Using the wrong return method
Some voters assume any election office, drop box, or mailbox will do. That is not always the case. Return rules may distinguish between regular mail, secure drop boxes, county office delivery, and whether another person may return the ballot for you. Before you drop it off, confirm that the method is actually allowed where you live.
Mailing too close to Election Day
Even if state law provides a postmark standard in some circumstances, leaving little margin is risky. Delivery delays, postal processing times, and local collection schedules can all affect timing. If you are close to the deadline, readers should consider whether an approved in-person return option is safer, if one exists.
Not checking tracking after return
Ballot tracking is useful because it replaces guesswork with a status update. It may show whether the ballot was sent to you, received back, accepted, or flagged. If your state offers tracking, checking it is one of the simplest ways to catch a problem while there is still time to act.
Assuming rules for one election apply to all elections
Primary elections, municipal contests, special elections, and general elections may not always generate the same voter awareness or the same administrative messaging. Readers who voted by mail once without issue may still need to confirm the next cycle’s instructions.
In short, the common thread is overconfidence. Mail voting works best when treated as a process with checkpoints, not a single errand.
When to revisit
The best time to revisit this topic is before you think you need it. If you want a practical rhythm, use this return schedule each election season.
- When election dates are announced or confirmed: Check whether you need to request a ballot and by when.
- When registration deadlines approach: Confirm your registration status and mailing address.
- When ballots begin going out: Recheck your state’s current instructions and return options.
- The day your ballot arrives: Read the full packet before marking anything.
- Before sealing the return envelope: Verify signatures, witness fields, and any required documents.
- Right after mailing or delivering the ballot: Use ballot tracking if available.
- If the tracker shows a problem: Look for cure instructions immediately and contact your local election office if needed.
For readers who want a simple, repeatable system, this five-minute election checklist is often enough:
- Search your state election site and verify current vote by mail requirements.
- Confirm the real return standard: received by, postmarked by, or hand-delivered by a certain date.
- Check every signature line before sealing the envelope.
- Return the ballot earlier than the deadline suggests.
- Track the ballot until you see a final status.

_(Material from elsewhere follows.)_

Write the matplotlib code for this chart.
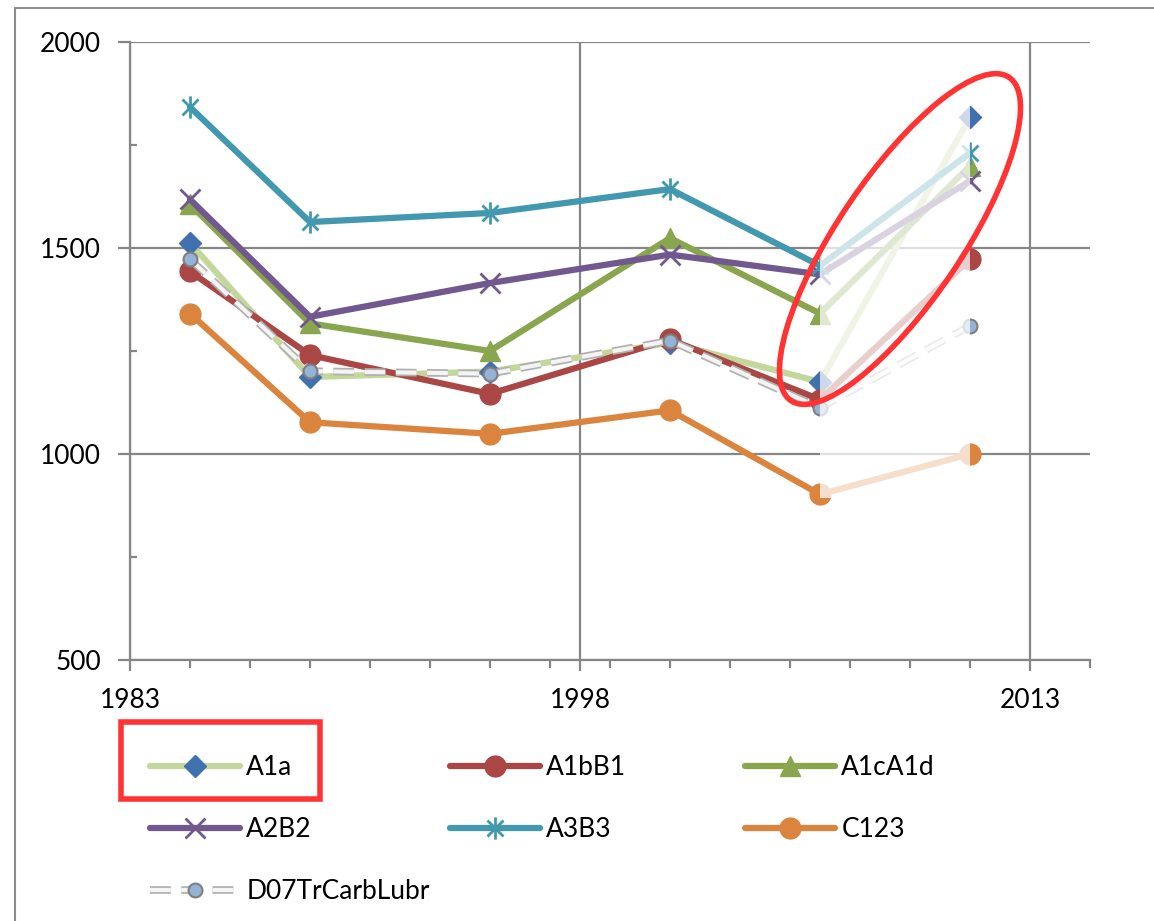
import numpy as np
import matplotlib.pyplot as plt
import matplotlib.patheffects as pe
from matplotlib.patches import Ellipse, Rectangle
from matplotlib.path import Path

plt.rcParams['font.family'] = ['Lato', 'DejaVu Sans']

years = [1985, 1989, 1995, 2001, 2006, 2011]
a1a = [1512, 1187, 1200, 1270, 1175, 1817]
a1bb1 = [1443, 1240, 1146, 1278, 1132, 1473]
a1ca1d = [1606, 1317, 1250, 1524, 1341, 1699]
a2b2 = [1618, 1333, 1415, 1484, 1436, 1663]
a3b3 = [1842, 1563, 1585, 1643, 1457, 1731]
c123 = [1341, 1077, 1049, 1106, 902, 1000]
d07 = [1473, 1201, 1195, 1275, 1112, 1311]

x_major = [1983, 1998, 2013]
x_minor = list(range(1985, 2016, 2))
y_major = [500, 1000, 1500, 2000]
y_minor = [750, 1250, 1750]

# excel style asterisk: X with a vertical bar
star = Path([(0, -1), (0, 1), (-0.72, -0.72), (0.72, 0.72), (-0.72, 0.72), (0.72, -0.72)],
            [Path.MOVETO, Path.LINETO] * 3)

gray = '#868686'
fig = plt.figure(figsize=(11.54, 9.21), dpi=100)
ax = fig.add_axes([130 / 1154, 1 - 660 / 921, 960 / 1154, 618 / 921])

kw = dict(lw=4.5, solid_capstyle='round', solid_joinstyle='round')
h_a1a, = ax.plot(years, a1a, color='#C3D69B', marker='D', ms=11, mfc='#4070AD', mec='#4070AD', **kw)
h_a1b, = ax.plot(years, a1bb1, color='#AA4643', marker='o', ms=15, **kw)
h_a1c, = ax.plot(years, a1ca1d, color='#89A54E', marker='^', ms=15, **kw)
h_a2, = ax.plot(years, a2b2, color='#71588F', marker='x', ms=15, mew=2, **kw)
h_a3, = ax.plot(years, a3b3, color='#4198AF', marker=star, ms=16, mew=2, **kw)
h_c, = ax.plot(years, c123, color='#DB843D', marker='o', ms=15, **kw)
d_line, = ax.plot(years, d07, color='#F4F4F4', lw=3, ls=(0, (5, 2.5)),
                  path_effects=[pe.Stroke(linewidth=5.5, foreground='#B0B0B0'), pe.Normal()])
d_mark, = ax.plot(years, d07, ls='none', marker='o', ms=10, mfc='#95B3D7', mec='#7F7F7F', mew=1.5)

# faded last segment
ax.add_patch(Rectangle((2006, 893), 5, 1000, facecolor='white', alpha=0.74, edgecolor='none', zorder=5))

ax.set_xlim(1983, 2015)
ax.set_ylim(500, 2000)
ax.set_xticks(x_major)
ax.set_xticks(x_minor, minor=True)
ax.set_yticks(y_major)
ax.set_yticks(y_minor, minor=True)
ax.grid(True, which='major', color=gray, lw=1.6)
ax.set_axisbelow(True)
for s in ['top', 'right']:
    ax.spines[s].set_visible(False)
for s in ['left', 'bottom']:
    ax.spines[s].set_color(gray)
    ax.spines[s].set_linewidth(1.6)
ax.tick_params(axis='x', which='major', direction='out', length=8, width=1.6, color=gray,
               labelsize=19, pad=12)
ax.tick_params(axis='x', which='minor', direction='out', length=6, width=1.6, color=gray)
ax.tick_params(axis='y', which='major', direction='out', length=9, width=1.6, color=gray,
               labelsize=19, pad=12)
ax.tick_params(axis='y', which='minor', direction='in', length=5, width=1.6, color=gray)

# legend, one column at a time, laid out row by row like excel
cols = [([h_a1a, h_a2, (d_line, d_mark)], ['A1a', 'A2B2', 'D07TrCarbLubr'], 150),
        ([h_a1b, h_a3], ['A1bB1', 'A3B3'], 450),
        ([h_a1c, h_c], ['A1cA1d', 'C123'], 745)]
for hs, ls, xpix in cols:
    fig.legend(hs, ls, loc='upper left', bbox_to_anchor=(xpix / 1154, 1 - 755 / 921),
               frameon=False, fontsize=19, handlelength=3.4, handletextpad=0.25,
               labelspacing=1.4, borderpad=0, borderaxespad=0)

# outer chart border
fig.add_artist(Rectangle((0.15, -1), 20, 10.13, transform=fig.dpi_scale_trans,
                         fill=False, edgecolor='#8C8C8C', lw=1.5))

# red highlights
fig.add_artist(Ellipse((9.0, 6.82), 3.9, 1.24, angle=56, transform=fig.dpi_scale_trans,
                       fill=False, edgecolor='#FF3333', lw=4, zorder=10))
fig.add_artist(Rectangle((1.21, 1.22), 1.99, 0.77, transform=fig.dpi_scale_trans,
                         fill=False, edgecolor='#FF3333', lw=4, zorder=10))

fig.savefig('out.png', dpi=100)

If you follow local news closely, remember that election administration can change quietly compared with campaign headlines. It is worth revisiting this guide the same way you would revisit practical public-service coverage such as Road Closures Near Me: Best Official Sources for Live Traffic and Construction Updates, School Closings and Delays Today: How to Check Reliable Local Updates Fast, or Power Outage Map Guide: How to Track Utility Outages, Restoration Times, and Safety Alerts. The pattern is similar: rules and logistics matter most when timing is tight.
The bottom line is simple. Do not rely on memory, last cycle’s instructions, or a single social post. Revisit mail voting rules by state at every key stage of the election calendar, especially when ballots are issued and before you return yours. A small check now can prevent a larger problem later.